Alvilde [1] m’a dit que tu as téléphoné en mon absence - j’assistais en effet à l’Ouverture du Parlement depuis la galerie royale, ébloui par la procession des hallebardiers aux drôles de chapeaux ceints d’une guirlande de fleurs des champs, par les gentilshommes de la Garde aux casques de fer piqués d’ondoyantes plumes de cygne, par le Grand Chambellan, le jeune, beau et fougueux marquis de Cholmondeley, par le Comte-Maréchal à la mine d’ours en peluche, hirsute mais débonnaire, tout échevelé dans sa robe mangée aux mites qui remonte au règne de la reine Anne, par le Lord Chancelier vêtu de soie noire liserée d’or, par les hérauts écarlates en culottes de soie et bas mauves, portant tabards comme des rois de jeu de cartes, par les dames d’honneur de la Reine, allant par trois, dénudées jusqu’à la taille (de dos !), parées de colliers de diamants enserrant leur gorge, ébloui par le chapeau de gueule rebrassé d’hermine brandi sur sa hampe, par l’épée d’apparat portée par deux gentilshommes tant elle est lourde - et la Reine, assez avancée en âge à présent, à la poitrine généreuse, mais si majestueuse, arborant la couronne impériale, son poids énorme, comme s’il s’agissait d’un minuscule nid d’oiseau, sans sourire, le regard fixé droit devant elle, sa traîne interminable bruissant fort sur le tapis bleu constellé d’or et relevée par deux jolis pages de vieille noblesse (à mon avis du moins, et non fils de pairs à vie).

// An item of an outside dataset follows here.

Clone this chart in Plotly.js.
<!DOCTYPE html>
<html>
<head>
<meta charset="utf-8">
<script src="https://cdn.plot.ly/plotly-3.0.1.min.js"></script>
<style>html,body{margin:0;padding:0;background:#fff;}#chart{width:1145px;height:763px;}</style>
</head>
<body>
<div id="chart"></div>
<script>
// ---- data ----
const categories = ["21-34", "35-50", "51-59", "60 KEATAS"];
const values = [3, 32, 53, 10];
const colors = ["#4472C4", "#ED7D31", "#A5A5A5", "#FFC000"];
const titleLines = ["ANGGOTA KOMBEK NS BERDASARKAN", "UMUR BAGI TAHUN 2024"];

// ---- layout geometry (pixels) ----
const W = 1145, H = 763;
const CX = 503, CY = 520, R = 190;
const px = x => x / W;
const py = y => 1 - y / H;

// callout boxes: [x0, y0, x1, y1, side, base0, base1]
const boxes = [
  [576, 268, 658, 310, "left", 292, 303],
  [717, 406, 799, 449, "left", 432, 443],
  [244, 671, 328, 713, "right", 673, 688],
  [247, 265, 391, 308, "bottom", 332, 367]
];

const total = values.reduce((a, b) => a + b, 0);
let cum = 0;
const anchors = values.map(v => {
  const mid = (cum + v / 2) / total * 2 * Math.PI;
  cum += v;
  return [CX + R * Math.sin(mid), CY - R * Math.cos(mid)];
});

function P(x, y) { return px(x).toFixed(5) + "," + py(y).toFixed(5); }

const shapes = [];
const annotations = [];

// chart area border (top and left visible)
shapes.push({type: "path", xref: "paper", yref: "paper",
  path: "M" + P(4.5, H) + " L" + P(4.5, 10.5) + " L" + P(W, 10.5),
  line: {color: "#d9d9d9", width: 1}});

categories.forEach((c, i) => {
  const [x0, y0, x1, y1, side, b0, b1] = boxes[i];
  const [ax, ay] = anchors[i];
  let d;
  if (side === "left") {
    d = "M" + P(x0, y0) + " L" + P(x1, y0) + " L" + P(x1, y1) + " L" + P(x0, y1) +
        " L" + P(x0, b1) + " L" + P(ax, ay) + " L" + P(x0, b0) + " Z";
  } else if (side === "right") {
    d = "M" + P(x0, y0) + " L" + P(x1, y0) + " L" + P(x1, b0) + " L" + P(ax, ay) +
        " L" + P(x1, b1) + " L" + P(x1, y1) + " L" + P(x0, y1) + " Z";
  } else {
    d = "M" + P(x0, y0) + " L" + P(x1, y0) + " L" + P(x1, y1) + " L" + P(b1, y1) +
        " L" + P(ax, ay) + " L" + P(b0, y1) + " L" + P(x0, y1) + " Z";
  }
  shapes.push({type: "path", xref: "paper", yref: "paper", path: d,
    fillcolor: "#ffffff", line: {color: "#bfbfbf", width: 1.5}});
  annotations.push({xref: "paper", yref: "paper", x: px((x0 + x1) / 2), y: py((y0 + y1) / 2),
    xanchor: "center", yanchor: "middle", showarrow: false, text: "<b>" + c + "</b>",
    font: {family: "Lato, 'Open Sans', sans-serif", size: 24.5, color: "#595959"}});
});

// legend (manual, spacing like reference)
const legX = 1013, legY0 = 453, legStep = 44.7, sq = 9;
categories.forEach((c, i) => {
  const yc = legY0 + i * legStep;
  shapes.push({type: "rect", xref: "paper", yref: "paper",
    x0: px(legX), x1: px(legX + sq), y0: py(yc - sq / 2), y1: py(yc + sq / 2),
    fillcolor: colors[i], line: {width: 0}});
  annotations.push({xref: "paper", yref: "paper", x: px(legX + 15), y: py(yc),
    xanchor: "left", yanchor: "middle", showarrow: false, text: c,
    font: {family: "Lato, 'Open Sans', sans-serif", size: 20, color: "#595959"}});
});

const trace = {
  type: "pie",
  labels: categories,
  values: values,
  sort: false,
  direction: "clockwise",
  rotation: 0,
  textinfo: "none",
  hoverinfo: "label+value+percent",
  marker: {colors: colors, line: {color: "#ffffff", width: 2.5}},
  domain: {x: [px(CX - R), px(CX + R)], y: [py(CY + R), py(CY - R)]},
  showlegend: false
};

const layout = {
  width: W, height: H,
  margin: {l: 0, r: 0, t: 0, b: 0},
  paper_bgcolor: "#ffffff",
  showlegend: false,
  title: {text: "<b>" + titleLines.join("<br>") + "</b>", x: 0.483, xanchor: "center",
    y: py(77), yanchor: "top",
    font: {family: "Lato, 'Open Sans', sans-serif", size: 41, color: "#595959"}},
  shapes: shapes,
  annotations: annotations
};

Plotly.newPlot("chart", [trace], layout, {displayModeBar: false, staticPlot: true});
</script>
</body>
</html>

On ne vit jamais si glorieux spectacle, à l’Alice au Pays des Merveilles, si prégnant de traditions, de médiévalisme, de symbolisme et d’éternité. Puisse ce magnifique cérémonial n’être jamais balayé par les gauchistes puritains et les rabat-joies, tel est le vœu fervent de ton ami repentant lui-même. [2]

Jim

(Traduction septembre 2017)

Notes

[1Il s’agit de la femme de Jim, née Bridges, + 1994.

[2Jim joue ici, avec le français, sur le titre de son livre et sur son nom.